WASHINGTON (BP)–James Dunn, former executive director of the Baptist Joint Committee on Public Affairs and current head of that agency’s endowment campaign, opposed the nomination of John Ashcroft as attorney general in testimony Jan. 19 before the Senate Judiciary Committee.
He declared his opposition only four days after current BJC Executive Director Brent Walker said the agency would maintain its policy of not supporting or opposing a candidate for appointed or elected office. Dunn made it clear in his testimony he spoke for himself only, a BJC spokesman said Jan. 22. The agency has not altered its position of refusing to oppose or to endorse Ashcroft, the spokesman said. The BJC’s Walker, however, has expressed doubts about Ashcroft’s ability to work on behalf of Americans of all religions when he possesses such well-known evangelical Christian convictions.
The BJC served as the Southern Baptist Convention’s church-state representative in Washington until the convention voted to defund and cut ties with it in the early 1990s. Member bodies of the BJC include the Cooperative Baptist Fellowship and the Alliance of Baptists, both which were formed in reaction to the SBC’s conservative resurgence the last two decades. Another member of the BJC is the Baptist General Convention of Texas.
Dunn, now president of the BJC Endowment and visiting professor at Wake Forest Divinity School, was identified by his affiliation with the school on the witness list for the hearings. He told the committee he spoke for himself and was not representing Wake Forest. He did not mention his affiliation with the BJC. Past speeches and writings by Dunn, however, continue to be featured on the BJC’s Internet site.
Ashcroft’s “identification with and approval of the political agenda of right-wing extremism in this country convinces me that he is unqualified and unreliable for such a serious trust,” Dunn told the committee. The nominee has an “extremist philosophy regarding the First Amendment,” he said.
The former senator from Missouri “does not understand the first freedom,” Dunn said. “It seems that he just doesn’t get it. Now that’s the kindest and most generous interpretation of his opposition to church-state separation. Either he has a blind spot, a lapse, or he is one of those who would willfully and intentionally destroy the doctrine of church-state separation that we have known in this country.”

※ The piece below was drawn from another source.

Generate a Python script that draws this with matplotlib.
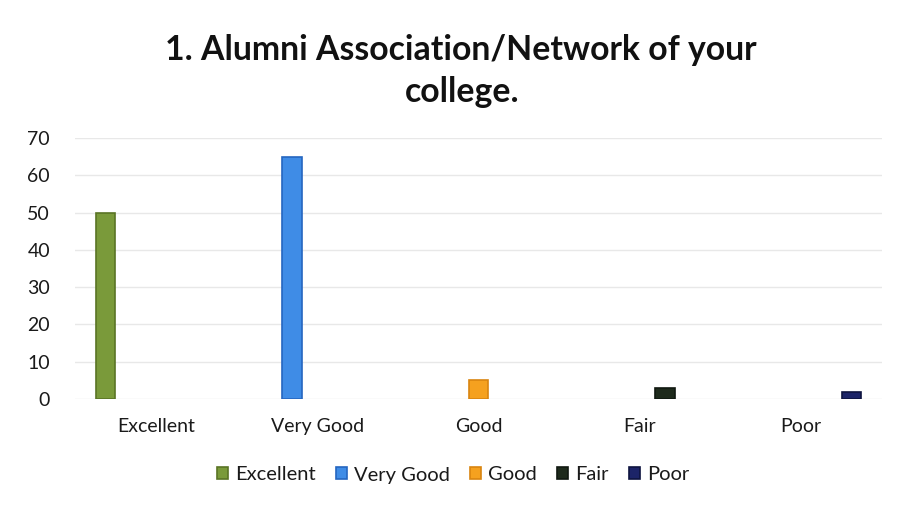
import matplotlib
matplotlib.use("Agg")
import matplotlib.pyplot as plt
import numpy as np

categories = ["Excellent", "Very Good", "Good", "Fair", "Poor"]
series_names = ["Excellent", "Very Good", "Good", "Fair", "Poor"]
values = [50, 65, 5, 3, 2]
colors = ["#7A9A3A", "#3F8CE6", "#F5A11F", "#1E2A1C", "#1C2468"]
edges = ["#5A7425", "#2566C0", "#D98510", "#101810", "#0E1440"]
yticks = [0, 10, 20, 30, 40, 50, 60, 70]

plt.rcParams['font.family'] = ['Lato', 'DejaVu Sans']

fig = plt.figure(figsize=(8.99, 5.07), dpi=100)
ax = fig.add_axes([75/899, 1-399/507, (882-75)/899, (399-138)/507])

x = np.arange(len(categories))
slot = 0.155
bw = 0.12
for i, (name, v) in enumerate(zip(series_names, values)):
    ax.bar(x + (i - 2) * slot, [v if k == i else np.nan for k in range(len(categories))],
           width=bw, color=colors[i], edgecolor=edges[i], linewidth=1.2, label=name, zorder=3)

ax.set_xlim(-0.5, len(categories) - 0.5)
ax.set_ylim(0, 70)
ax.set_yticks(yticks)
ax.set_xticks(x)
ax.set_xticklabels(categories, fontsize=14, color="#1A1A1A")
ax.set_yticklabels([str(t) for t in yticks], fontsize=14, color="#1A1A1A")
ax.tick_params(axis='both', length=0)
ax.tick_params(axis='x', pad=14)
ax.tick_params(axis='y', pad=18)
ax.grid(axis='y', color="#E8E8E8", linewidth=1.0, zorder=0)
for s in ax.spines.values():
    s.set_visible(False)

fig.text(461/899, 1-50/507, "1. Alumni Association/Network of your", ha='center', va='center',
         fontsize=24.3, fontweight='bold', color="#111111")
fig.text(462/899, 1-92/507, "college.", ha='center', va='center',
         fontsize=24.3, fontweight='bold', color="#111111")

leg = fig.legend(loc='center', bbox_to_anchor=(453/899, 1-475/507), ncol=5, frameon=False,
                 fontsize=14.5, handlelength=0.55, handleheight=0.55, handletextpad=0.35,
                 columnspacing=1.0)
for t in leg.get_texts():
    t.set_color("#1A1A1A")

fig.savefig("out.png", dpi=100)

Later, Sen. Jon Kyl, R.-Ariz., described Dunn’s comments as “biased and extremist.”
The Southern Baptist Ethics & Religious Liberty Commission, which replaced the BJC as the convention’s church-state agency in the early 1990s, endorsed Ashcroft in a Jan. 15 letter to members of the Senate. ERLC President Richard Land said in comments for reporters Ashcroft is a “man of sterling integrity and bedrock Christian faith” who “will provide protection for the constitutional rights of all citizens and enforce this country’s laws equally.”
Ashcroft’s opposition to abortion, homosexual rights, certain racial desegregation plans and a federal judgeship for Ronnie White, a black judge from Missouri, has resulted in a vehement campaign against his confirmation by abortion rights organizations such as Planned Parenthood Federation of America, homosexual rights groups such as the Human Rights Campaign and liberal civil rights advocates such as People for the American Way.
Among the supporters of Ashcroft, in addition to the ERLC, are, National Right to Life, Focus on the Family, American Family Association, Concerned Women for America, Family Research Council and the American Center for Law and Justice
Dunn, in his testimony, was especially critical of Ashcroft’s promotion of charitable choice, which enables religious groups to receive government funds in order to provide social services. He is among those who have challenged the “constitutionality of such legislation because we believe that the dumping of tax dollars on faith-based programs is dangerous,” Dunn said. Charitable choice will seriously weaken “religion’s vitality by developing a dependence on tax money for church-based programs,” he said.
He called on the senators not to allow the tradition of respect for one another to allow them to “sacrifice religious liberty, civil rights, civil liberties on the altar of senatorial civility.”
In response to Kyl, Dunn said his “bias and extremism that Senator Kyl referred to is largely verbatim right out of United States Supreme Court decisions.”
Ashcroft, a member of an Assemblies of God church, supports an accommodationist approach to church-state relations rather than the strict-separationist view espoused to different degrees by the BJC and such organizations as Americans United for Separation of Church and State. AU is opposing Ashcroft.
At a Jan. 15 news conference, the BJC’s Walker said Ashcroft “must not confuse his constitutional right to the free exercise of religion with the obligation of government officials not to establish religion but to serve all of the people regardless of religion.” He called on the Senate to investigate church-state issues in order to satisfy themselves of Ashcroft’s “ability to put aside his personal, ideological predilections and enforce the law in a way that comports with the First Amendment’s religion clauses and the separation of church and state.”
The ERLC’s Land, meanwhile, said, “John Ashcroft is a man of integrity, and John Ashcroft will enforce the law as it is written, even if he disagrees with it.”
Ashcroft served as attorney general and governor of Missouri before his election to the Senate in 1994. He was defeated in November in his re-election race.